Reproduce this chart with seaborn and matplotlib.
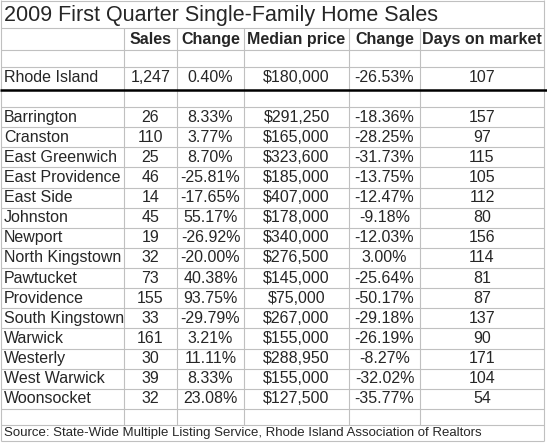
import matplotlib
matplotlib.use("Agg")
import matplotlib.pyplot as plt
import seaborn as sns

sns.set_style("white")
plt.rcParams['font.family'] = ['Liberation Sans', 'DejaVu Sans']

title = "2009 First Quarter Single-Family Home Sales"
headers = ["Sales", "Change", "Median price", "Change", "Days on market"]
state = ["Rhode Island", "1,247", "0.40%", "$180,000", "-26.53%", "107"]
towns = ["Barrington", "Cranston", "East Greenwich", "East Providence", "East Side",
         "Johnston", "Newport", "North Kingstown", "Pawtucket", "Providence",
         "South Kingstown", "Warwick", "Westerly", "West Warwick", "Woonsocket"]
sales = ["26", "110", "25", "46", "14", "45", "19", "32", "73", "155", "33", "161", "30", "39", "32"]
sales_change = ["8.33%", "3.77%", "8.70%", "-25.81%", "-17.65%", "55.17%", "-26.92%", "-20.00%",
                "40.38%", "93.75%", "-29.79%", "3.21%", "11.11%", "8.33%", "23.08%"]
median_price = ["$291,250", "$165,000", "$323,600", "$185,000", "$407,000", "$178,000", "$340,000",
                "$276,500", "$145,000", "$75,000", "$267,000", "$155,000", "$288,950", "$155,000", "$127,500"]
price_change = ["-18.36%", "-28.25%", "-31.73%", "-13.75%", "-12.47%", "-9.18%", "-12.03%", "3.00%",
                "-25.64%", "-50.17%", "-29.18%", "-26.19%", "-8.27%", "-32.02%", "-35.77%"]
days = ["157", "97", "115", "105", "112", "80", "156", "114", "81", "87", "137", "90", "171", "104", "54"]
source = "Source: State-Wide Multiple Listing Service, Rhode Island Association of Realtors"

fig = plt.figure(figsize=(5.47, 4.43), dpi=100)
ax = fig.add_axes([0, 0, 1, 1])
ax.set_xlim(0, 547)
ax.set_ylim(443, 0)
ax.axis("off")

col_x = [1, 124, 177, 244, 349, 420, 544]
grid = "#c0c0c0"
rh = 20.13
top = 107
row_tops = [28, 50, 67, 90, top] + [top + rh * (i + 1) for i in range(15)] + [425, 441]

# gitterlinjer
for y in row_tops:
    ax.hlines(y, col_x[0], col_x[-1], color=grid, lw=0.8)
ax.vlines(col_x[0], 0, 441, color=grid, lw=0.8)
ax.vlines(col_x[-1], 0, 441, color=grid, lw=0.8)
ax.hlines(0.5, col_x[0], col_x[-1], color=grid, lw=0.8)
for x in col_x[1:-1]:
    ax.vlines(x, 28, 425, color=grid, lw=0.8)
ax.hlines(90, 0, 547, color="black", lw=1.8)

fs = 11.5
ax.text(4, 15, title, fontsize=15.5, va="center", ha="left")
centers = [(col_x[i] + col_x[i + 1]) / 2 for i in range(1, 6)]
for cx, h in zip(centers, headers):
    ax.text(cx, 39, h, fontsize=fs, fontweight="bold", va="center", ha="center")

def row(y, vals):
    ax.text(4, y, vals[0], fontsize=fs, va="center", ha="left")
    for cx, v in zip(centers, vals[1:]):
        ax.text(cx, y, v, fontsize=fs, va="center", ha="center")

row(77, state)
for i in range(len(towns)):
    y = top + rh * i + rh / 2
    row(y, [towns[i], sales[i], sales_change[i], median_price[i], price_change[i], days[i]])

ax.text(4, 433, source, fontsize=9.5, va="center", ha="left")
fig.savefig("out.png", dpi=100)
───
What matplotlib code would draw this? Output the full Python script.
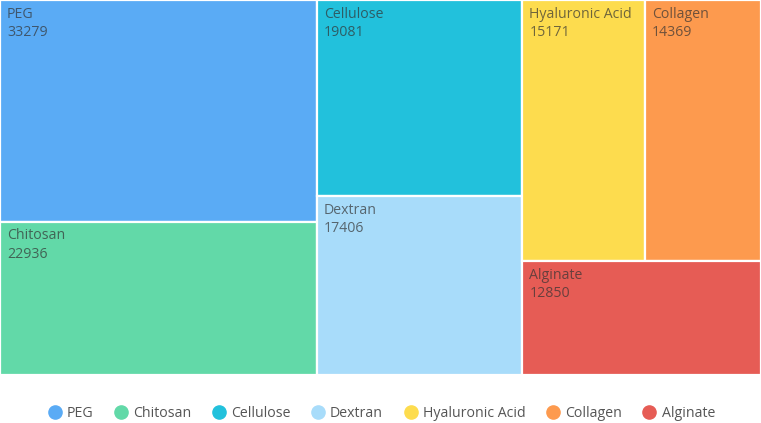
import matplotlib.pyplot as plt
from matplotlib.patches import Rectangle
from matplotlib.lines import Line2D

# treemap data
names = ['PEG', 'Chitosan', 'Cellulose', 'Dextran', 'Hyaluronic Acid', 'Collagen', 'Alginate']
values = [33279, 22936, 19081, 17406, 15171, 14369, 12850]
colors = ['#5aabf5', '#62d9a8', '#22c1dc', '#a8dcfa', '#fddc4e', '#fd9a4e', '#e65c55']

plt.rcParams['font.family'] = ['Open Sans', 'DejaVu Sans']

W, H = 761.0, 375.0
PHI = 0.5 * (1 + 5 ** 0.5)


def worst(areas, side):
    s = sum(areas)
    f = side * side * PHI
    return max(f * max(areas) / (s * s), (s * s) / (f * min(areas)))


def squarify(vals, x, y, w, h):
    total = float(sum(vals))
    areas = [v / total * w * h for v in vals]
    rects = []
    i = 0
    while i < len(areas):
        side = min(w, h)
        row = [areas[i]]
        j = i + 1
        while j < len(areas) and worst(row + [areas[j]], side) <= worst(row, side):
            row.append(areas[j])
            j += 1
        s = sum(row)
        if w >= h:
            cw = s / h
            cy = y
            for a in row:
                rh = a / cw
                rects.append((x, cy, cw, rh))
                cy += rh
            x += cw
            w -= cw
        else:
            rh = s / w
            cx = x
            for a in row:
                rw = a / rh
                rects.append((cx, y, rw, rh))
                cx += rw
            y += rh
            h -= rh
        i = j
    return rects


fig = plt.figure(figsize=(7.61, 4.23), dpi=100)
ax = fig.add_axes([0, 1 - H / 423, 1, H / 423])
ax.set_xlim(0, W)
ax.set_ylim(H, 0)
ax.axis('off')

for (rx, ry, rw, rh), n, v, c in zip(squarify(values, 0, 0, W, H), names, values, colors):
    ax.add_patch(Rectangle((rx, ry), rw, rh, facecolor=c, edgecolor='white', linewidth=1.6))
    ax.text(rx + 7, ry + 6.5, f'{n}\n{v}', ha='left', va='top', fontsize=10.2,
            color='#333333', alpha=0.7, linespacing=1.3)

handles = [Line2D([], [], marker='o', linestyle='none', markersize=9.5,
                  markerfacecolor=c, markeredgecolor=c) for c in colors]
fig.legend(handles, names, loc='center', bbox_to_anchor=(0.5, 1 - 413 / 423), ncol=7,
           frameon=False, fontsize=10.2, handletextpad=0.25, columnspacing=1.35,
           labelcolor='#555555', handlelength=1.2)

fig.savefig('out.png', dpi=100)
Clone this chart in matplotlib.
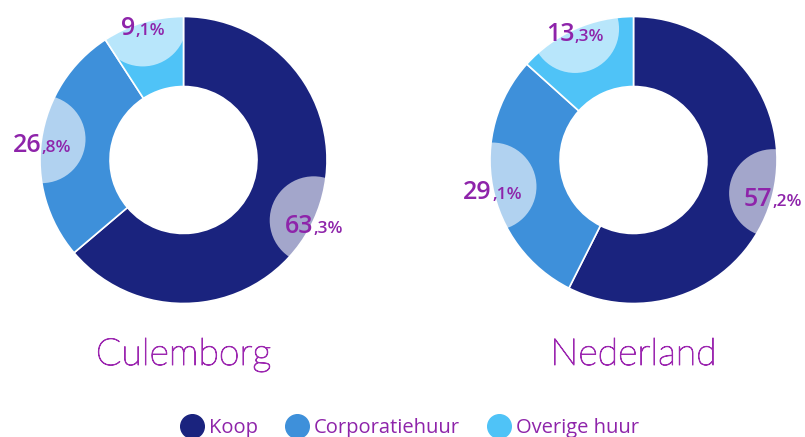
───
Begin at the line that has "Reproduce this chart", stop after the line that has "plt.rcParams['font.family'] = ['Liberation", and reproduce every line between them exactly and nothing else. Pictures stay out of the copy.

Reproduce this chart with seaborn and matplotlib.
import matplotlib
matplotlib.use("Agg")
import matplotlib.pyplot as plt
import seaborn as sns

sns.set_style("white")
plt.rcParams['font.family'] = ['Liberation Sans', 'DejaVu Sans']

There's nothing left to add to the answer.